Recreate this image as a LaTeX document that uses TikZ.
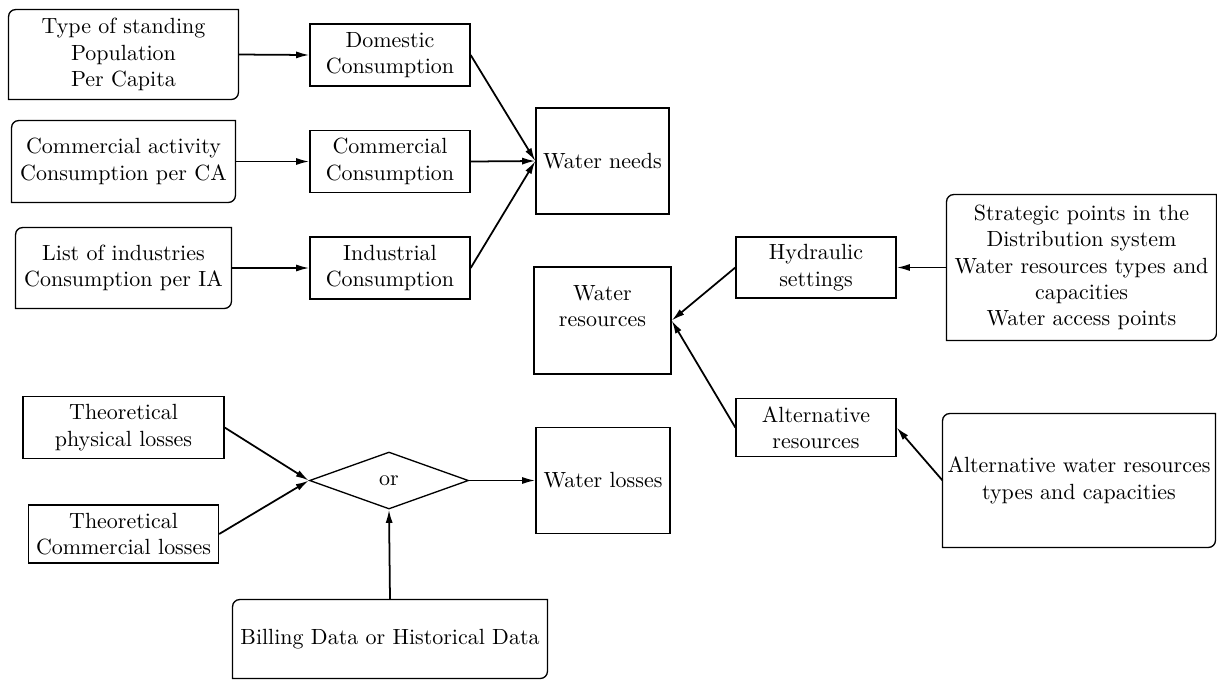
\documentclass[tikz,border=0pt]{standalone}
\usepackage{amsmath,amssymb}
\usepackage{tikz}
\usetikzlibrary{shapes.geometric,arrows.meta,positioning}

\newcommand{\px}{0.455pt}
\newcommand{\rad}{3.2pt}
% frame with two rounded corners (top left, bottom right)
\newcommand{\cornerframe}[1]{%
  \draw[semithick] ([yshift=-\rad]#1.north west) arc[start angle=180, end angle=90, radius=\rad]
    -- (#1.north east) -- ([yshift=\rad]#1.south east)
    arc[start angle=0, end angle=-90, radius=\rad] -- (#1.south west) -- cycle;}

\begin{document}
\begin{tikzpicture}[x=\px, y=-\px, >={Latex[length=6pt,width=3.2pt]},
  box/.style={draw, semithick, rectangle, align=center, inner sep=2pt},
  cbox/.style={rectangle, align=center, inner sep=2pt},
  gate/.style={draw, semithick, diamond, aspect=2.8, inner sep=0pt},
  link/.style={->, thick}]

\useasboundingbox (0,0) rectangle (1217,680);

% Input data
\node[cbox, minimum width=229*\px, minimum height=89*\px] (T1) at (123.5,54.5) {Type of standing\\Population\\Per Capita};
\node[cbox, minimum width=223*\px, minimum height=81*\px] (T2) at (123.5,161.5) {Commercial activity\\Consumption per CA};
\node[cbox, minimum width=215*\px, minimum height=80*\px] (T3) at (123.5,268) {List of industries\\Consumption per IA};
\cornerframe{T1}
\cornerframe{T2}
\cornerframe{T3}

% Consumptions
\node[box, minimum width=160*\px, minimum height=62*\px] (Dom) at (390,55) {Domestic\\Consumption};
\node[box, minimum width=160*\px, minimum height=62*\px] (Com) at (390,161.5) {Commercial\\Consumption};
\node[box, minimum width=160*\px, minimum height=62*\px] (Ind) at (390,268) {Industrial\\Consumption};

% Results
\node[box, minimum width=133*\px, minimum height=106*\px] (Need) at (602.5,161) {Water needs};
\node[box, minimum width=137*\px, minimum height=107*\px, text depth=13pt] (Res) at (602.5,320.5) {Water\\resources};
\node[box, minimum width=134*\px, minimum height=106*\px] (Loss) at (603,480.5) {Water losses};

% Losses
\node[box, minimum width=201*\px, minimum height=62*\px] (Phy) at (123.5,427.5) {Theoretical\\physical losses};
\node[box, minimum width=190*\px, minimum height=58*\px] (Cml) at (123.5,534) {Theoretical\\Commercial losses};
\node[gate, minimum width=159*\px, minimum height=57*\px] (Or) at (389,480.5) {or};
\node[cbox, minimum width=314*\px, minimum height=78*\px] (Bill) at (390,639) {Billing Data or Historical Data};
\cornerframe{Bill}

% Resources
\node[box, minimum width=160*\px, minimum height=61*\px] (Hyd) at (816,267.5) {Hydraulic\\settings};
\node[box, minimum width=160*\px, minimum height=58*\px] (Alt) at (816,427.5) {Alternative\\resources};
\node[cbox, minimum width=269*\px, minimum height=145*\px] (Str) at (1081.5,267.5) {Strategic points in the\\Distribution system\\Water resources types and\\capacities\\Water access points};
\node[cbox, minimum width=272*\px, minimum height=133*\px] (Awr) at (1079,480.5) {Alternative water resources\\types and capacities};
\cornerframe{Str}
\cornerframe{Awr}

% Arcs
\draw[link] (T1.east) -- (Dom.west);
\draw[link] (T2.east) -- (Com.west);
\draw[link] (T3.east) -- (Ind.west);
\draw[link] (Dom.east) -- (Need.west);
\draw[link] (Com.east) -- (Need.west);
\draw[link] (Ind.east) -- (Need.west);
\draw[link] (Phy.east) -- (Or.west);
\draw[link] (Cml.east) -- (Or.west);
\draw[link] (Bill.north) -- (Or.south);
\draw[link] (Or.east) -- (Loss.west);
\draw[link] (Str.west) -- (Hyd.east);
\draw[link] (Awr.west) -- (Alt.east);
\draw[link] (Hyd.west) -- (Res.east);
\draw[link] (Alt.west) -- (Res.east);

\end{tikzpicture}
\end{document}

## What the exercise asks
Reproduce every line above as written, skipping pictures.

## Exercise response
Recreate this image as a LaTeX document that uses TikZ.
\documentclass[tikz,border=0pt]{standalone}
\usepackage{amsmath,amssymb}
\usepackage{tikz}
\usetikzlibrary{shapes.geometric,arrows.meta,positioning}

\newcommand{\px}{0.455pt}
\newcommand{\rad}{3.2pt}
% frame with two rounded corners (top left, bottom right)
\newcommand{\cornerframe}[1]{%
  \draw[semithick] ([yshift=-\rad]#1.north west) arc[start angle=180, end angle=90, radius=\rad]
    -- (#1.north east) -- ([yshift=\rad]#1.south east)
    arc[start angle=0, end angle=-90, radius=\rad] -- (#1.south west) -- cycle;}

\begin{document}
\begin{tikzpicture}[x=\px, y=-\px, >={Latex[length=6pt,width=3.2pt]},
  box/.style={draw, semithick, rectangle, align=center, inner sep=2pt},
  cbox/.style={rectangle, align=center, inner sep=2pt},
  gate/.style={draw, semithick, diamond, aspect=2.8, inner sep=0pt},
  link/.style={->, thick}]

\useasboundingbox (0,0) rectangle (1217,680);

% Input data
\node[cbox, minimum width=229*\px, minimum height=89*\px] (T1) at (123.5,54.5) {Type of standing\\Population\\Per Capita};
\node[cbox, minimum width=223*\px, minimum height=81*\px] (T2) at (123.5,161.5) {Commercial activity\\Consumption per CA};
\node[cbox, minimum width=215*\px, minimum height=80*\px] (T3) at (123.5,268) {List of industries\\Consumption per IA};
\cornerframe{T1}
\cornerframe{T2}
\cornerframe{T3}

% Consumptions
\node[box, minimum width=160*\px, minimum height=62*\px] (Dom) at (390,55) {Domestic\\Consumption};
\node[box, minimum width=160*\px, minimum height=62*\px] (Com) at (390,161.5) {Commercial\\Consumption};
\node[box, minimum width=160*\px, minimum height=62*\px] (Ind) at (390,268) {Industrial\\Consumption};

% Results
\node[box, minimum width=133*\px, minimum height=106*\px] (Need) at (602.5,161) {Water needs};
\node[box, minimum width=137*\px, minimum height=107*\px, text depth=13pt] (Res) at (602.5,320.5) {Water\\resources};
\node[box, minimum width=134*\px, minimum height=106*\px] (Loss) at (603,480.5) {Water losses};

% Losses
\node[box, minimum width=201*\px, minimum height=62*\px] (Phy) at (123.5,427.5) {Theoretical\\physical losses};
\node[box, minimum width=190*\px, minimum height=58*\px] (Cml) at (123.5,534) {Theoretical\\Commercial losses};
\node[gate, minimum width=159*\px, minimum height=57*\px] (Or) at (389,480.5) {or};
\node[cbox, minimum width=314*\px, minimum height=78*\px] (Bill) at (390,639) {Billing Data or Historical Data};
\cornerframe{Bill}

% Resources
\node[box, minimum width=160*\px, minimum height=61*\px] (Hyd) at (816,267.5) {Hydraulic\\settings};
\node[box, minimum width=160*\px, minimum height=58*\px] (Alt) at (816,427.5) {Alternative\\resources};
\node[cbox, minimum width=269*\px, minimum height=145*\px] (Str) at (1081.5,267.5) {Strategic points in the\\Distribution system\\Water resources types and\\capacities\\Water access points};
\node[cbox, minimum width=272*\px, minimum height=133*\px] (Awr) at (1079,480.5) {Alternative water resources\\types and capacities};
\cornerframe{Str}
\cornerframe{Awr}

% Arcs
\draw[link] (T1.east) -- (Dom.west);
\draw[link] (T2.east) -- (Com.west);
\draw[link] (T3.east) -- (Ind.west);
\draw[link] (Dom.east) -- (Need.west);
\draw[link] (Com.east) -- (Need.west);
\draw[link] (Ind.east) -- (Need.west);
\draw[link] (Phy.east) -- (Or.west);
\draw[link] (Cml.east) -- (Or.west);
\draw[link] (Bill.north) -- (Or.south);
\draw[link] (Or.east) -- (Loss.west);
\draw[link] (Str.west) -- (Hyd.east);
\draw[link] (Awr.west) -- (Alt.east);
\draw[link] (Hyd.west) -- (Res.east);
\draw[link] (Alt.west) -- (Res.east);

\end{tikzpicture}
\end{document}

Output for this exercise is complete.